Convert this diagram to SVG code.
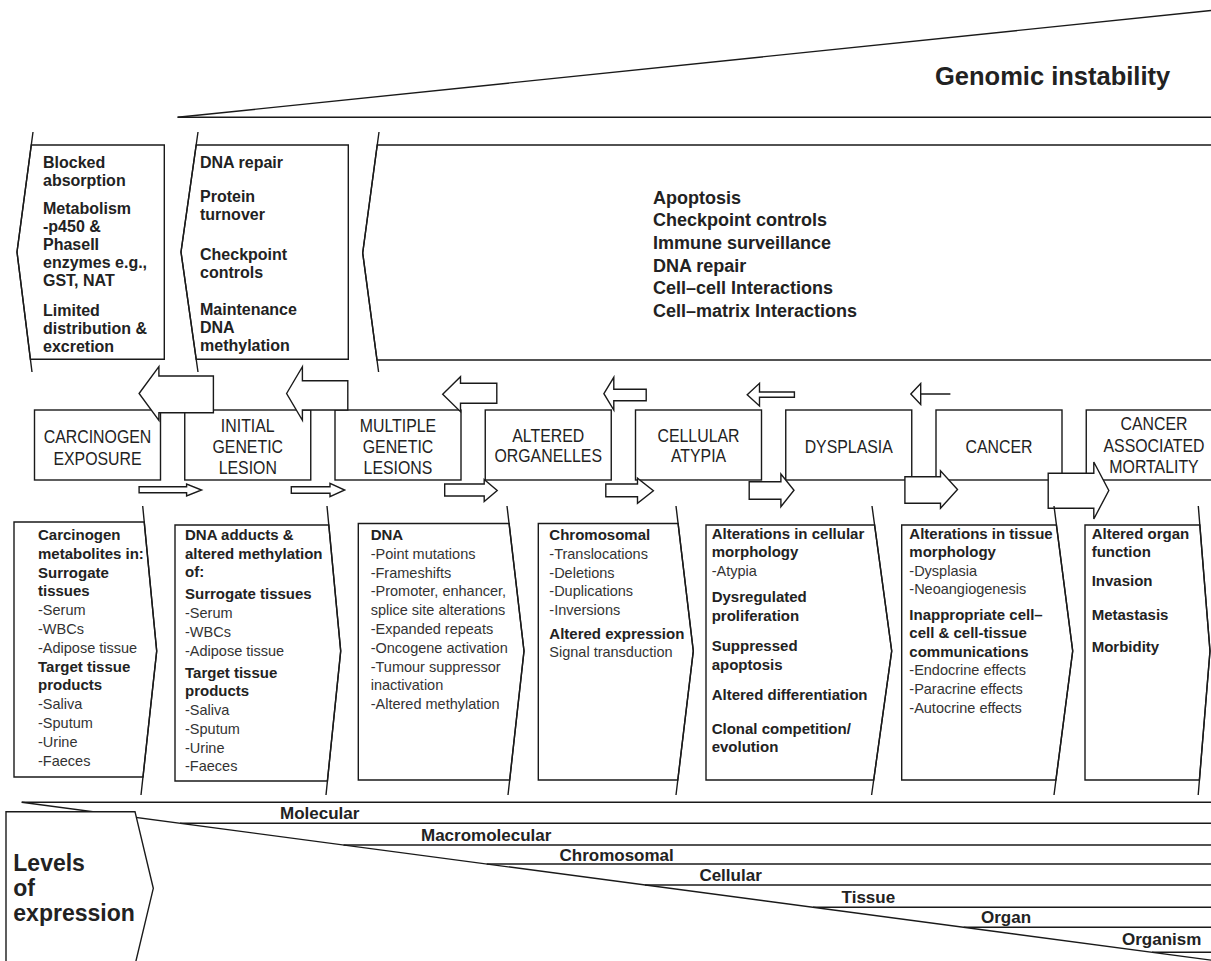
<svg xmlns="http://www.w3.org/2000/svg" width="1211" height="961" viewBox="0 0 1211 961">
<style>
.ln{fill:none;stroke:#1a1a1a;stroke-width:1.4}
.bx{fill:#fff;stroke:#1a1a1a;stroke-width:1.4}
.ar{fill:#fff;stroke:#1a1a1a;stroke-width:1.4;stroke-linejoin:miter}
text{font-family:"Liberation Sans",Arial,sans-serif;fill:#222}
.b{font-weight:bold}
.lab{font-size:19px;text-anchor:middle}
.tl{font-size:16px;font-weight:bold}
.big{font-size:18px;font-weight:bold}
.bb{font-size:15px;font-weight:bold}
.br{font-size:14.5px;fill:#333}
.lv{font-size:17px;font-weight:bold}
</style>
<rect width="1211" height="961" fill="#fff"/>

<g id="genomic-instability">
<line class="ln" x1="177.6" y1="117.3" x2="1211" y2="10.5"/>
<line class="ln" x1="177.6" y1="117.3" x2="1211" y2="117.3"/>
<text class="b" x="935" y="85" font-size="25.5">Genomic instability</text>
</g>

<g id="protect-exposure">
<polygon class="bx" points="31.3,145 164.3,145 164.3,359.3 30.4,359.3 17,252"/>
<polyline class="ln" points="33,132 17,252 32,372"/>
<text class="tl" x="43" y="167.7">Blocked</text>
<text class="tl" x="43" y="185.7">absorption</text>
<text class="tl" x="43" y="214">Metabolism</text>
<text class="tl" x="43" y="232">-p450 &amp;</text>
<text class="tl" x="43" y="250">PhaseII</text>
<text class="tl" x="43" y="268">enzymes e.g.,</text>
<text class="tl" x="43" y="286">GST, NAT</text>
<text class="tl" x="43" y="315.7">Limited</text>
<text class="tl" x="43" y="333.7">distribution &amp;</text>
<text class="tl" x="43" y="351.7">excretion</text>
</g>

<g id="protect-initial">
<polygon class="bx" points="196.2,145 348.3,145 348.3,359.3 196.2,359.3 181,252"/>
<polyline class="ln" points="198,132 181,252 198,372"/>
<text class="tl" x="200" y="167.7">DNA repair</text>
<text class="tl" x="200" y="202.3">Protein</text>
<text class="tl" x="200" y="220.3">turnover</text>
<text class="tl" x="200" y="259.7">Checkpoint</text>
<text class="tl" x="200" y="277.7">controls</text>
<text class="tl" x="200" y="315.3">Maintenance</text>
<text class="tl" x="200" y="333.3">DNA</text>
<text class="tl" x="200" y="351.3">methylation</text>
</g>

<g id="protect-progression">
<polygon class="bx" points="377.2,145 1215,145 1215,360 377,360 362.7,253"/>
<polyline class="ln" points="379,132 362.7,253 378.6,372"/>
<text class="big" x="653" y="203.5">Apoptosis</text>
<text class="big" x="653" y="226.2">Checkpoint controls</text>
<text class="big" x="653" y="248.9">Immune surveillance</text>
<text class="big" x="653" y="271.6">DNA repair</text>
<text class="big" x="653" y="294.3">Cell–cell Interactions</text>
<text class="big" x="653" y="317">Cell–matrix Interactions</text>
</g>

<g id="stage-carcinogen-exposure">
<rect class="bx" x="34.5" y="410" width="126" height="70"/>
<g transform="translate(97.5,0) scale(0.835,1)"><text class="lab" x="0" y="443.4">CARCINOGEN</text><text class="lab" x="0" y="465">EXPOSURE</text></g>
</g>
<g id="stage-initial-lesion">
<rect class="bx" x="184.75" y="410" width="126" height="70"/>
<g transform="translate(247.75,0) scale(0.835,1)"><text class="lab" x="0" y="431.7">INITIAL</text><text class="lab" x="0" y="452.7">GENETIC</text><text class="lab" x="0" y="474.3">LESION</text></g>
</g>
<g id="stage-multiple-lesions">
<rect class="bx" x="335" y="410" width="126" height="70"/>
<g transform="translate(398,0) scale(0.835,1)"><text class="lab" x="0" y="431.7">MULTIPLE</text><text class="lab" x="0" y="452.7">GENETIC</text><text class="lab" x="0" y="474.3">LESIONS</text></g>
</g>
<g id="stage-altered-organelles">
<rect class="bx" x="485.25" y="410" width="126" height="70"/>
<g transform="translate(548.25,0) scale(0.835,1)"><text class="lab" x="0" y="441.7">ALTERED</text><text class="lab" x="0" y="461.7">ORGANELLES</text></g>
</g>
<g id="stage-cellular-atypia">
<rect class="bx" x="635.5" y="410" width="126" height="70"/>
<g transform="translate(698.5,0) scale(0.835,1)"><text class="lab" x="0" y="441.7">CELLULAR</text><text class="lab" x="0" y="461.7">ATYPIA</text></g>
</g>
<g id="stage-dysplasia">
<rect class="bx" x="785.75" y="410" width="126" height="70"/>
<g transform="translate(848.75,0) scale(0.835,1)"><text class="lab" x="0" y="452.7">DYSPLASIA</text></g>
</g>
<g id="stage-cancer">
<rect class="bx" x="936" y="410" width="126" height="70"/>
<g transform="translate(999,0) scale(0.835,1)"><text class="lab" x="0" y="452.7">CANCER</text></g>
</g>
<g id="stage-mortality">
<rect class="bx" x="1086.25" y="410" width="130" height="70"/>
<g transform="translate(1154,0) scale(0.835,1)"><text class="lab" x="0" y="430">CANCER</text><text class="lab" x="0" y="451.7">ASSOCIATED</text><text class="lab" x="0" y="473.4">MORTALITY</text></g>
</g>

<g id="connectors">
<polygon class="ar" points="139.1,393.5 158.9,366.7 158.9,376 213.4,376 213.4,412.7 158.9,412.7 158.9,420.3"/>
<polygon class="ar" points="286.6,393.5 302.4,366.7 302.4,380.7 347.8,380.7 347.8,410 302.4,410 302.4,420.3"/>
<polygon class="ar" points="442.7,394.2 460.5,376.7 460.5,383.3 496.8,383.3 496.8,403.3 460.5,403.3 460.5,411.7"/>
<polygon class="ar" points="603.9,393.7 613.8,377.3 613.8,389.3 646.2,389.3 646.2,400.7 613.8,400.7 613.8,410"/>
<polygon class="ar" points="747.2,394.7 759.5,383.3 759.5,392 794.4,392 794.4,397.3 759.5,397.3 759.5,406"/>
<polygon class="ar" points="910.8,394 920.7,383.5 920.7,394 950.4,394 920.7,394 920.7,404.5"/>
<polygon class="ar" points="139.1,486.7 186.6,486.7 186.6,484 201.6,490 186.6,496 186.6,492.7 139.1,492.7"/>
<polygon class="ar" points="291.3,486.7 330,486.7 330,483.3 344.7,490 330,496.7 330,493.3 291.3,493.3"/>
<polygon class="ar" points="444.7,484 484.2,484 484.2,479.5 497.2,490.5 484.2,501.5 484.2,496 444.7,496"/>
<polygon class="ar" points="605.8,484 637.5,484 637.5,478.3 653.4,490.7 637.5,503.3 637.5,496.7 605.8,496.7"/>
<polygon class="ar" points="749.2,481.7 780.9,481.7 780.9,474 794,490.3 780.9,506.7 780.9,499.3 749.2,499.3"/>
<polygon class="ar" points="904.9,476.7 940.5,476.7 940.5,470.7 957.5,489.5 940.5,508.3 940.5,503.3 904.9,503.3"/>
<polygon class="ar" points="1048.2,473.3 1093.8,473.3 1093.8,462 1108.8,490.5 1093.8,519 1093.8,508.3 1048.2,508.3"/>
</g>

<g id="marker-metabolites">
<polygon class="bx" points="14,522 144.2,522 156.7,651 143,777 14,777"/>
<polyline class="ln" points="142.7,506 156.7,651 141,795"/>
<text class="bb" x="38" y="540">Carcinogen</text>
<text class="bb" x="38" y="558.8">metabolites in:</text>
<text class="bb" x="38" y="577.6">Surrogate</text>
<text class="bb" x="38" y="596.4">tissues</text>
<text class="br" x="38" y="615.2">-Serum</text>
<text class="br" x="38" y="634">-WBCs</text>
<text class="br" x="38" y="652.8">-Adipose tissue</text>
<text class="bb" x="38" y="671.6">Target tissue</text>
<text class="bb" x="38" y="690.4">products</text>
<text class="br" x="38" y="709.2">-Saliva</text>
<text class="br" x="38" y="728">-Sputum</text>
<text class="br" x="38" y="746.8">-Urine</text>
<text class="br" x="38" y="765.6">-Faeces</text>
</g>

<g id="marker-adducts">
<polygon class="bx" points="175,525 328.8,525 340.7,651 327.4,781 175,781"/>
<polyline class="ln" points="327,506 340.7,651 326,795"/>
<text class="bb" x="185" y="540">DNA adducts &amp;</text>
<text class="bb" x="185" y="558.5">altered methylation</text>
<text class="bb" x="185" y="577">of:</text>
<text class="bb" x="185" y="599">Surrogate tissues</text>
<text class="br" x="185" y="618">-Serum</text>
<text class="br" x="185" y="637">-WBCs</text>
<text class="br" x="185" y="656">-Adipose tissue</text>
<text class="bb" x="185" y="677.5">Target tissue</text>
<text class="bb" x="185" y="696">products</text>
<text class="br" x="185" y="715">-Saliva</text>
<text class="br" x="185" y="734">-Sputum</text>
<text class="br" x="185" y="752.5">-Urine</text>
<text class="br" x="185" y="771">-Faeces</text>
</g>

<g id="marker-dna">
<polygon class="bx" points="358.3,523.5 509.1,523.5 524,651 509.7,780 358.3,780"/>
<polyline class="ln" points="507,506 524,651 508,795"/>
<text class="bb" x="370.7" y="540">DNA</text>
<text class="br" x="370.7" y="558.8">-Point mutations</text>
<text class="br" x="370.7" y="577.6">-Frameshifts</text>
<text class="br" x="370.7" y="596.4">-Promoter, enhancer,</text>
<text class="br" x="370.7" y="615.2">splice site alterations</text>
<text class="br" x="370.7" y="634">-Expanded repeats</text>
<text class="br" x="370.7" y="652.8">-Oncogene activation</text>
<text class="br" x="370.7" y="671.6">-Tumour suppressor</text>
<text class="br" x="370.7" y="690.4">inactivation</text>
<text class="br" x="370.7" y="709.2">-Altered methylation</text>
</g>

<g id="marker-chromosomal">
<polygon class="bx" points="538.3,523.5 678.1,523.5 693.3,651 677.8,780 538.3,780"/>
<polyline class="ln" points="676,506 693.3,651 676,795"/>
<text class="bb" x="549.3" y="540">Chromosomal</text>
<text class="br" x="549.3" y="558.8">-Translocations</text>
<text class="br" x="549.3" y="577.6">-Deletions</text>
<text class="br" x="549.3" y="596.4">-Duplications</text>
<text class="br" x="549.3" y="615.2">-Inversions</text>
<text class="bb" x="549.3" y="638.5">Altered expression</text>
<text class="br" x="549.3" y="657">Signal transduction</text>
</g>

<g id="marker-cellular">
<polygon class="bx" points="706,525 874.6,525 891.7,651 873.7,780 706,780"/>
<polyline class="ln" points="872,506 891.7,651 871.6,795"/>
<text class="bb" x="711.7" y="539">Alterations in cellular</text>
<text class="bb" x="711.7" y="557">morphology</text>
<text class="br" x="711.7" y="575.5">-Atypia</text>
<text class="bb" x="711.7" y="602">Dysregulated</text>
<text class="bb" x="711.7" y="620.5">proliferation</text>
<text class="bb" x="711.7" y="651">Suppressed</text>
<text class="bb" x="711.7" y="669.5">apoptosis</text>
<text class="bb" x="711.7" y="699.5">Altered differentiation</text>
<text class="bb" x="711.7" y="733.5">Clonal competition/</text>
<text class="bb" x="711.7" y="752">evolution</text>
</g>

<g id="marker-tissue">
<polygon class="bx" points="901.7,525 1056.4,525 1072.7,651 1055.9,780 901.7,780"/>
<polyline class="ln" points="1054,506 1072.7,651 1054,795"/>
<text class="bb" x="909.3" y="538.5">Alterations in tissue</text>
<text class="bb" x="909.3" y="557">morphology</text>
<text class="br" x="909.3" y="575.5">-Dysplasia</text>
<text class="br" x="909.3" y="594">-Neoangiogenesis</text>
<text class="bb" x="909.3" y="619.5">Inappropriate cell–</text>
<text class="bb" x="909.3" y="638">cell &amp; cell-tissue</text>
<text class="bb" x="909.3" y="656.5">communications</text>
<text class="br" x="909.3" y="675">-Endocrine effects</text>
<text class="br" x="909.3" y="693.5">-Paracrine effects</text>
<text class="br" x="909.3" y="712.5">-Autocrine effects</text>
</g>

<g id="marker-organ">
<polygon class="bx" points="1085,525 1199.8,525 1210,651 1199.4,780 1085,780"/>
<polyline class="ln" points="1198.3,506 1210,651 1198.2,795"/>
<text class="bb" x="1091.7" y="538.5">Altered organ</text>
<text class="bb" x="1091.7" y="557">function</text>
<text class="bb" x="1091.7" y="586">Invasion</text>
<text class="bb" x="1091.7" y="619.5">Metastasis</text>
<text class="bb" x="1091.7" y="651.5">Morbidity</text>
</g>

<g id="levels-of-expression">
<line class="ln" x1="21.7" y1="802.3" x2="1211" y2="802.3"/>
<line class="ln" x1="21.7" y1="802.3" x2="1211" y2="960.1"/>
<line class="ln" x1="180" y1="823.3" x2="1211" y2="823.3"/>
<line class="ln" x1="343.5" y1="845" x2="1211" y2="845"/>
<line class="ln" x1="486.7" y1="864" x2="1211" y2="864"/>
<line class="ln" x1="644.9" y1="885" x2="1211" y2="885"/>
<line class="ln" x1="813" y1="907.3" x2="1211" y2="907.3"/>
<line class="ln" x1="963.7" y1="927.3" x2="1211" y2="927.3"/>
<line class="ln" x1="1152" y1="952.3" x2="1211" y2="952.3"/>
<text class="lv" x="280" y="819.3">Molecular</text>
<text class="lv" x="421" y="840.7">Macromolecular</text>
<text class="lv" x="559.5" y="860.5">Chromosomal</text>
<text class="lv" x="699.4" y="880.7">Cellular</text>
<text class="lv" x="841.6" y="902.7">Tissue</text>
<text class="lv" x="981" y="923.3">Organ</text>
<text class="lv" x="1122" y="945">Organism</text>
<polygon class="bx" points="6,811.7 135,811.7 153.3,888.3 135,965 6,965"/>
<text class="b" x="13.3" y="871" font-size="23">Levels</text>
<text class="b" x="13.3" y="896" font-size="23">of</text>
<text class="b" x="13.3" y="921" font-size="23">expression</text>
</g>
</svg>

* * *

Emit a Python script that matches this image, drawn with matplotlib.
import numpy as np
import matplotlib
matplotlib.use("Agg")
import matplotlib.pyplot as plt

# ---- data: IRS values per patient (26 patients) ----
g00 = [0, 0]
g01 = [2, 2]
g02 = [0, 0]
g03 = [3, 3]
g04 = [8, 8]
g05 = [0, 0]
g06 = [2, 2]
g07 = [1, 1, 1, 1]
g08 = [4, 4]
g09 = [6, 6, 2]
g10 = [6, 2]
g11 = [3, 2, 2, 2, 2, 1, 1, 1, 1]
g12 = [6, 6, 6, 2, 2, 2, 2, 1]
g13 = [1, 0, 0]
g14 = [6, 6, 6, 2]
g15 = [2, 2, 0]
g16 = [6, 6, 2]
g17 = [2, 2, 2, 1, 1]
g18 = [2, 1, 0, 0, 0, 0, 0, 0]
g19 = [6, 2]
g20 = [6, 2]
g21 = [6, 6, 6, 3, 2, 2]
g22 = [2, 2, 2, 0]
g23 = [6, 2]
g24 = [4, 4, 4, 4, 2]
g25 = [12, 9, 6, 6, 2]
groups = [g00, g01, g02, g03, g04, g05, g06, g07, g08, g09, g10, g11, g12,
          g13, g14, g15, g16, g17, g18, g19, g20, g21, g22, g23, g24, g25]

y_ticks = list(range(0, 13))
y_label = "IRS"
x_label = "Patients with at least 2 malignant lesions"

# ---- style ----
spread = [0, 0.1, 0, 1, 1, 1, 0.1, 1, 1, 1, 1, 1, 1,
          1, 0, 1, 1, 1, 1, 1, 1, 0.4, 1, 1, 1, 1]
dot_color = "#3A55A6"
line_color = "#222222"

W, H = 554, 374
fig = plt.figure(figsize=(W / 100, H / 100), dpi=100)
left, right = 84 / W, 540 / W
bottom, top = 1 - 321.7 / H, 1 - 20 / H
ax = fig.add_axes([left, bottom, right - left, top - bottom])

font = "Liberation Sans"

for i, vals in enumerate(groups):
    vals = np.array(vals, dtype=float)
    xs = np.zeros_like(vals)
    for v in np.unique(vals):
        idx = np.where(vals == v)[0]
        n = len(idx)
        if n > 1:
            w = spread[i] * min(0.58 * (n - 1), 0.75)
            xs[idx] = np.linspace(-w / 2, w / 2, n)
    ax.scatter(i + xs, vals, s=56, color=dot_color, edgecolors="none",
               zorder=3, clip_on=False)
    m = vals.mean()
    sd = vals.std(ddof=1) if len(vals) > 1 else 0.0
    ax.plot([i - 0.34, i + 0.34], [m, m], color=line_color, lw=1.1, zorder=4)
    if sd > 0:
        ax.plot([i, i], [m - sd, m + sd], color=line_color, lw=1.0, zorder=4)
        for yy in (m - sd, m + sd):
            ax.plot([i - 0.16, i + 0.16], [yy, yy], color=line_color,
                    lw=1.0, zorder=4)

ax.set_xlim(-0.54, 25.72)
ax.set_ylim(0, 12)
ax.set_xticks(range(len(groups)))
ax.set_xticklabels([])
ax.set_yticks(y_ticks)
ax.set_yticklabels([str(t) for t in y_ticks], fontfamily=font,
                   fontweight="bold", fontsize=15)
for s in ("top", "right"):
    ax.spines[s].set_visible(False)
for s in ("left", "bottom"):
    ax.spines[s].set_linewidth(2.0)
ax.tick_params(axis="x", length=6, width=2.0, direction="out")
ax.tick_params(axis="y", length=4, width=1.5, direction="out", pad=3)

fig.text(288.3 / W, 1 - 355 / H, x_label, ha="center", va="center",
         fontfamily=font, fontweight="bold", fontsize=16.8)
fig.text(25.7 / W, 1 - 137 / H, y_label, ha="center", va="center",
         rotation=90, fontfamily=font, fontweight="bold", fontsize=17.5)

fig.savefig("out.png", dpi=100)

**Instructions for the task:**
How many lines in these records hold the string "this"? Reply with the number alone.

**Task result:**
2